Since it is a little arbitrary, how do statisticians pick the confidence rate: 68% or 95%? I will have some mathematician angry at me, but it depends on how well the sample matches the whole population and which one looks best. If the data matches poorly to the population, it looks better to use 68% confidence. Let’s say the probability is 75% and the error rate is 25% with a confidence of 95%. A statistician might reduce the confidence to 68% since saying there is a 50% to 100% probability really doesn’t convey well. Saying a 65% to 85% probability with 68% confidence, looks a little better. Conversely, if the sample data matches the population really well, and the error rate is low, statisticians love to brag and point out that it has a 95% confidence. The confidence rate is usually in the fine print below the published statistic. You will probably notice, from now on, that large error rates use a 68% confidence, and you will really notice that when an error rate is really low, the 95% confidence rate in the small print is very discernible. Statisticians love to brag when there numbers work out well.

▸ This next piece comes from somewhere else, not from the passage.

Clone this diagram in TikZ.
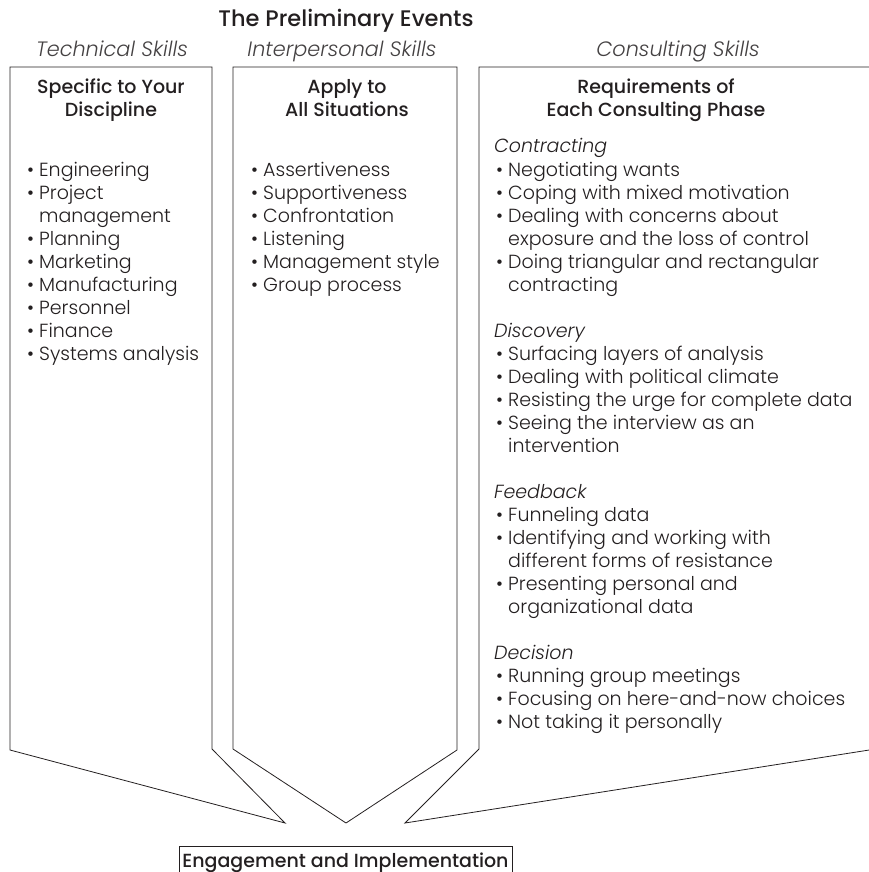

I don’t think that this adds anything to the privacy and security debate. They are just using the wrong term and should be saying a 51% probability to mean probability and not confidence. First, as I stated, 51% is really low and almost never used. Also, we don’t know what the probability is. You could be 51% confident that a key term has a 0.00001% probability of being foreign, which I am pretty sure this isn’t what they mean. Confidence could also be a legal term, like beyond a reasonable doubt or a preponderance of the evidence. Nevertheless, this has given me a good opportunity to explain the difference between the statistical terms, confidence and probability.